Every new car, every IoT device, every airplane, every smart doorbell would be subject to regulation and litigious second guessing on how much security they should be building into their products. This gives the EU privacy regulators veto power over manufacturing spending decisions and product development, crippling the emerging market for smart items. While I am sure the German authorities would enjoy exercising power over every manufacturing company selling goods in Europe, this is a lousy and entirely impractical idea.
The German authority is deeply hostile to the concept of profiling, although the practice can describe a wide variety of activities from guessing what kind of books a person likes to buy to suggest more relevant purchase options to preparing comprehensive files containing both public and private data used for multiple purposes. It would seem to me that the latter example could be troubling, while the former example is much less so. The Report proposed that:
"The only possible legal bases for profiling should be – apart from having a specific legal basis – consent or a contract. That would ensure that profiling is only possible if the data subject is aware of it and has consented to it.”

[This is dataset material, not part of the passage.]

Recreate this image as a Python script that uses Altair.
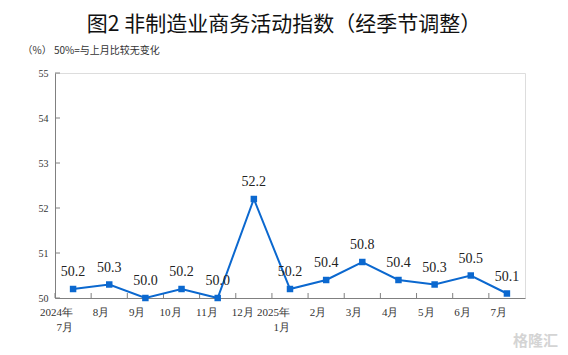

The DSK also makes clear that specific legal basis for profiling should be limited and “There can . . . be no substitute for a statutory regulation.” My wish, if the EU legislators consider this proposal, that they do not paint with too broad a brush. A personal profile may be built on a few items of information, or tens of thousands of items. The profile may identify a person or simply follow a device ID within one website. Not all of these functions demands consent, and if they all did, people’s internet experiences would be decidedly poorer without much, if any, benefit to the data subject.
This report begins a necessary process – public discussion of how the GDPR is meeting its goals and how it can be revised for the public good. While I may not agree with all the proposals, the exercise is worth undertaking, and I salute this Report for raising important issues, even if I rarely agree with its proposed solutions.